Dengan demikian, tidak terjadi tumpang tindih regulasi dan teknis penyelenggaraan pendidikan. Kompleksitas probem di tanah Papua mewarnai dinamika pendidikan di povinsi paling timur Indonesia itu. Penyelenggaraan pendidikan di provinsi baru di tanah Papua akan mengalami metamofosa (perubahan) dan menjadi tantangan serius di depan mata bagi seluruh pemangku kepentingan, stakeholders, terkhusus dunia pendidikan.

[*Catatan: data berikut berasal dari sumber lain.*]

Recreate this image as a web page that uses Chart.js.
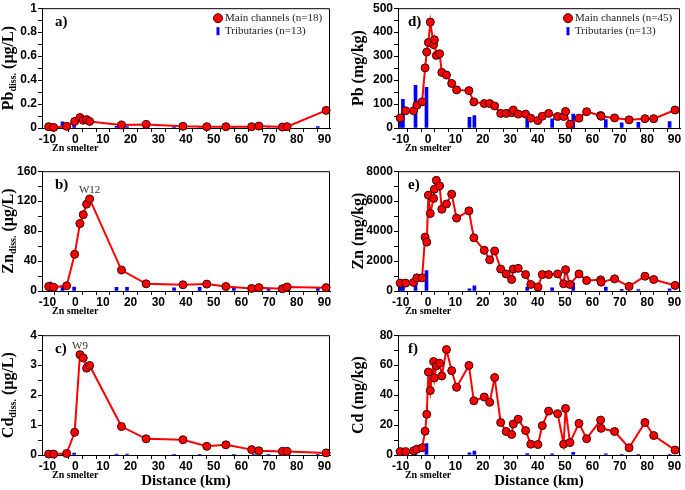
<!DOCTYPE html>
<html>
<head>
<meta charset="utf-8">
<script src="https://cdn.jsdelivr.net/npm/chart.js@4"></script>
<style>
  body { margin: 0; background: #fff; }
  #wrap { position: relative; width: 685px; height: 490px; overflow: hidden; }
  canvas { position: absolute; }
</style>
</head>
<body>
<div id="wrap">
  <canvas id="pa" width="340" height="163" style="left:0;top:0"></canvas>
  <canvas id="pb" width="340" height="163" style="left:0;top:163px"></canvas>
  <canvas id="pc" width="340" height="163" style="left:0;top:327px"></canvas>
  <canvas id="pd" width="340" height="163" style="left:345px;top:0"></canvas>
  <canvas id="pe" width="340" height="163" style="left:345px;top:163px"></canvas>
  <canvas id="pf" width="340" height="163" style="left:345px;top:327px"></canvas>
</div>
<script>
    // distance along the river (km), water samples
    const waterKm = [-9.6, -7.8, -3.1, -0.2, 1.7, 2.9, 4.1, 5.2, 16.7, 25.6, 38.9, 47.5, 54.4, 63.7, 66.3, 74.8, 76.5, 90.6];
    const pbDiss = [0.011, 0.005, 0.014, 0.055, 0.087, 0.065, 0.07, 0.055, 0.025, 0.03, 0.014, 0.011, 0.011, 0.011, 0.016, 0.008, 0.011, 0.147];
    const znDiss = [6, 5, 7, 49, 90, 102, 116, 123, 28, 9.6, 8.3, 9.2, 6, 3.5, 4.4, 3, 5.2, 4.4];
    const cdDiss = [0.03, 0.03, 0.05, 0.76, 3.35, 3.24, 2.9, 2.99, 0.95, 0.54, 0.51, 0.29, 0.34, 0.18, 0.14, 0.12, 0.12, 0.07];

    const tribWaterKm = [-9.5, -9.0, -4.6, -0.4, 14.9, 18.7, 35.7, 44.9, 57.3, 64.5, 69.8, 75.5, 87.6];
    const tribPbDiss = [0.008, 0.01, 0.052, 0.038, 0.014, 0.011, 0.011, 0.004, 0.004, 0.004, 0.004, 0.004, 0.011];
    const tribZnDiss = [6, 11.8, 7.4, 5.2, 4.8, 4.8, 4.4, 4.8, 4.4, 3, 3, 3, 4];
    const tribCdDiss = [0.02, 0.03, 0.04, 0.06, 0.03, 0.03, 0.02, 0.02, 0.02, 0.03, 0.02, 0.02, 0.02];

    // sediment samples
    const sedKm = [-10.2, -8.2, -5.3, -4.1, -2.2, -1.1, -0.5, 0.1, 0.8, 2.0, 2.3, 3.0, 4.2, 5.0, 6.7, 8.6, 10.4, 14.9, 16.7, 20.5, 22.5, 24.3, 26.5, 28.5, 30.5, 31.1, 32.9, 35.6, 37.5, 40.1, 41.7, 44.0, 47.3, 49.5, 50.2, 51.8, 55.1, 57.9, 63.0, 63.2, 68.1, 73.4, 79.2, 82.4, 90.2];
    const pbSed = [42, 72, 72, 95, 109, 251, 317, 357, 442, 348, 368, 303, 310, 232, 221, 186, 159, 156, 109, 102, 102, 92, 61, 61, 64, 75, 58, 58, 41, 31, 49, 61, 48, 48, 69, 15, 41, 68, 52, 49, 42, 34, 39, 39, 75];
    const znSed = [526, 526, 570, 877, 877, 3596, 3268, 6400, 5175, 6184, 6798, 7390, 7018, 5460, 5811, 6469, 4868, 5351, 3553, 2719, 2083, 2675, 1469, 1140, 767, 1469, 1513, 1096, 438, 263, 1096, 1096, 1140, 482, 1425, 438, 1140, 702, 745, 592, 811, 307, 987, 767, 373];
    const cdSed = [2.2, 2.2, 2.8, 3.9, 4.8, 15.9, 27.2, 55.4, 43, 62.4, 51.5, 59.6, 61.3, 52.8, 70.4, 56.3, 45.2, 59.8, 36.2, 38.7, 35.2, 51.7, 21.7, 15.7, 13.7, 20.7, 23.9, 16.3, 7.2, 7, 19.6, 29.3, 27.6, 7.2, 31.1, 8.3, 21.1, 10.9, 23.3, 17.8, 15.7, 4.8, 21.7, 13, 3.3];

    const tribSedKm = [-10, -9.2, -4.6, -0.6, 15.1, 16.9, 36.2, 45.3, 53, 64.9, 70.7, 76.8, 88.2];
    const tribPbSed = [40, 120, 178, 170, 45, 52, 38, 38, 58, 35, 22, 24, 27];
    const tribZnSed = [480, 480, 590, 1360, 150, 350, 260, 220, 550, 260, 110, 90, 150];
    const tribCdSed = [1, 1, 2.5, 7.6, 1.5, 2.6, 1, 0.8, 1.7, 0.8, 0.5, 0.5, 0.5];

    // tick labels
    const xTicks = [-10, 0, 10, 20, 30, 40, 50, 60, 70, 80, 90];
    const yTicksA = [0, 0.2, 0.4, 0.6, 0.8, 1];
    const yTicksB = [0, 40, 80, 120, 160];
    const yTicksC = [0, 1, 2, 3, 4];
    const yTicksD = [0, 100, 200, 300, 400, 500];
    const yTicksE = [0, 2000, 4000, 6000, 8000];
    const yTicksF = [0, 20, 40, 60, 80];

    const SERIF = '"Liberation Serif", "Times New Roman", serif';
    const SANS = '"Liberation Sans", Arial, sans-serif';

    // major ticks plus a minor tick half way between each pair
    function withMinor(major) {
        const out = [];
        major.forEach((v, i) => {
            out.push(v);
            if (i < major.length - 1) out.push((v + major[i + 1]) / 2);
        });
        return out;
    }

    const panelPlugin = {
        id: 'panel',
        afterDraw(chart, args, o) {
            const { ctx, chartArea: a, scales: { x } } = chart;
            ctx.save();
            // frame top + right
            ctx.strokeStyle = '#000';
            ctx.lineWidth = 1;
            ctx.beginPath();
            ctx.moveTo(a.left, a.top + 0.5);
            ctx.lineTo(a.right - 0.5, a.top + 0.5);
            ctx.lineTo(a.right - 0.5, a.bottom);
            ctx.stroke();

            ctx.fillStyle = '#000';
            // panel letter
            ctx.font = 'bold 15px ' + SERIF;
            ctx.textAlign = 'left';
            ctx.textBaseline = 'alphabetic';
            ctx.fillText(o.label, a.left + o.labelDx, a.top + 18);

            // rotated y title with subscript
            const f1 = 'bold 16px ' + SERIF, f2 = 'bold 10px ' + SERIF;
            ctx.font = f1;
            const w1 = ctx.measureText(o.title[0]).width, w3 = ctx.measureText(o.title[2]).width;
            ctx.font = f2;
            const w2 = o.title[1] ? ctx.measureText(o.title[1]).width : 0;
            ctx.save();
            ctx.translate(o.titleX, (a.top + a.bottom) / 2);
            ctx.rotate(-Math.PI / 2);
            ctx.textBaseline = 'middle';
            let px = -(w1 + w2 + w3) / 2;
            ctx.font = f1; ctx.fillText(o.title[0], px, 0); px += w1;
            ctx.font = f2; ctx.fillText(o.title[1], px, 4); px += w2;
            ctx.font = f1; ctx.fillText(o.title[2], px, 0);
            ctx.restore();

            // Zn smelter under x=0
            ctx.font = 'bold 10px ' + SERIF;
            ctx.textAlign = 'center';
            ctx.textBaseline = 'middle';
            ctx.fillText('Zn smelter', x.getPixelForValue(0), a.bottom + 20);

            if (o.distance) {
                ctx.font = 'bold 15px ' + SERIF;
                ctx.fillText('Distance (km)', (a.left + a.right) / 2, a.bottom + 26);
            }

            if (o.legend) {
                const lx = a.right - 112, ly = a.top + 10;
                ctx.beginPath();
                ctx.arc(lx, ly, 4.5, 0, Math.PI * 2);
                ctx.fillStyle = '#ff0000';
                ctx.fill();
                ctx.strokeStyle = '#400000';
                ctx.stroke();
                ctx.fillStyle = '#0000ff';
                ctx.fillRect(lx - 1.5, ly + 9, 3, 8);
                ctx.fillStyle = '#222';
                ctx.font = '11px ' + SERIF;
                ctx.textAlign = 'left';
                ctx.fillText(o.legend[0], lx + 7, ly);
                ctx.fillText(o.legend[1], lx + 7, ly + 13);
            }

            if (o.note) {
                const pt = chart.getDatasetMeta(0).data[o.note[1]];
                ctx.fillStyle = '#333';
                ctx.font = '11px ' + SERIF;
                ctx.textAlign = 'center';
                ctx.textBaseline = 'alphabetic';
                ctx.fillText(o.note[0], pt.x, pt.y - 6);
            }
            ctx.restore();
        }
    };

    function makePanel(id, opt) {
        const tickFont = { family: SANS, size: 12, weight: 'bold' };
        const xVals = withMinor(xTicks);
        const yVals = withMinor(opt.yTicks);
        return new Chart(document.getElementById(id), {
            type: 'line',
            data: {
                datasets: [{
                    type: 'line',
                    data: opt.km.map((v, i) => ({ x: v, y: opt.vals[i] })),
                    borderColor: '#ff0000',
                    borderWidth: 2,
                    pointRadius: 4,
                    pointBackgroundColor: '#ff0000',
                    pointBorderColor: '#3a0000',
                    pointBorderWidth: 1,
                    tension: 0,
                    clip: false,
                    order: 1
                }, {
                    type: 'bar',
                    data: opt.tribKm.map((v, i) => ({ x: v, y: opt.tribVals[i] })),
                    backgroundColor: '#0000ff',
                    barThickness: 3,
                    order: 2
                }]
            },
            options: {
                responsive: false,
                animation: false,
                layout: { padding: { top: 5, right: opt.padRight, left: 0, bottom: 0 } },
                plugins: {
                    legend: { display: false },
                    tooltip: { enabled: false },
                    panel: opt.panel
                },
                scales: {
                    x: {
                        type: 'linear', min: opt.xMin, max: opt.xMax, offset: false,
                        afterBuildTicks: s => { s.ticks = xVals.map(v => ({ value: v })); },
                        afterFit: s => { s.height = 35; },
                        grid: { display: true, drawOnChartArea: false, tickLength: 4, color: '#000' },
                        border: { display: true, color: '#000', width: 1 },
                        ticks: {
                            autoSkip: false, maxRotation: 0, padding: 0, color: '#000', font: tickFont,
                            callback: (v, i) => (i % 2 === 0 ? String(xTicks[i / 2]) : '')
                        }
                    },
                    y: {
                        type: 'linear', min: 0, max: opt.yTicks[opt.yTicks.length - 1],
                        afterBuildTicks: s => { s.ticks = yVals.map(v => ({ value: v })); },
                        afterFit: s => { s.width = opt.yWidth; },
                        grid: { display: true, drawOnChartArea: false, tickLength: 4, color: '#000' },
                        border: { display: true, color: '#000', width: 1 },
                        ticks: {
                            autoSkip: false, padding: 1, color: '#000', font: tickFont,
                            callback: (v, i) => (i % 2 === 0 ? String(opt.yTicks[i / 2]) : '')
                        }
                    }
                }
            },
            plugins: [panelPlugin]
        });
    }

    const left = { xMin: -12, xMax: 92, padRight: 10, yWidth: 42 };
    const right = { xMin: -11, xMax: 92, padRight: 2, yWidth: 53 };

    makePanel('pa', Object.assign({}, left, {
        km: waterKm, vals: pbDiss, tribKm: tribWaterKm, tribVals: tribPbDiss, yTicks: yTicksA,
        panel: { label: 'a)', labelDx: 13, title: ['Pb', 'diss.', ' (µg/L)'], titleX: 9,
                 legend: ['Main channels (n=18)', 'Tributaries (n=13)'] }
    }));
    makePanel('pb', Object.assign({}, left, {
        km: waterKm, vals: znDiss, tribKm: tribWaterKm, tribVals: tribZnDiss, yTicks: yTicksB,
        panel: { label: 'b)', labelDx: 13, title: ['Zn', 'diss.', ' (µg/L)'], titleX: 9, note: ['W12', 7] }
    }));
    makePanel('pc', Object.assign({}, left, {
        km: waterKm, vals: cdDiss, tribKm: tribWaterKm, tribVals: tribCdDiss, yTicks: yTicksC,
        panel: { label: 'c)', labelDx: 13, title: ['Cd', 'diss.', ' (µg/L)'], titleX: 9, note: ['W9', 4], distance: true }
    }));
    makePanel('pd', Object.assign({}, right, {
        km: sedKm, vals: pbSed, tribKm: tribSedKm, tribVals: tribPbSed, yTicks: yTicksD,
        panel: { label: 'd)', labelDx: 10, title: ['Pb', '', ' (mg/kg)'], titleX: 14,
                 legend: ['Main channels (n=45)', 'Tributaries (n=13)'] }
    }));
    makePanel('pe', Object.assign({}, right, {
        km: sedKm, vals: znSed, tribKm: tribSedKm, tribVals: tribZnSed, yTicks: yTicksE,
        panel: { label: 'e)', labelDx: 10, title: ['Zn', '', ' (mg/kg)'], titleX: 14 }
    }));
    makePanel('pf', Object.assign({}, right, {
        km: sedKm, vals: cdSed, tribKm: tribSedKm, tribVals: tribCdSed, yTicks: yTicksF,
        panel: { label: 'f)', labelDx: 10, title: ['Cd', '', ' (mg/kg)'], titleX: 14, distance: true }
    }));
</script>
</body>
</html>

Dua provinsi yaitu Papua dan Papua Barat menjadi prototype dalam penyelenggaran pendidikan di tanah Papua. Terlepas dari berbagai isu dinamika pendidikan yang berkembang dan menghantui di pikiran masyarakat dan pemerintah, diperlukan sebuah desain besar (grand design) pendidikan yang mampu menjamin harkat dan martabat orang asli Papua berbasis pada kewilayahan adat.
Mengakomodir eksistensi hak-hak orang asli Papua dalam bidang pendidikan, diikuti aspek tranparansi, efisiensi, dan akuntabilitas dalam pengelolaan dan penggunaan alokasi dana Otsus Papua yang tepat sasaran menjadi kerinduan kolektif semua stakeholders di tanah Papua. Tanpa itu, gerak langkah pendidikan akan melewati jalan terjal berliku dan melelahkan.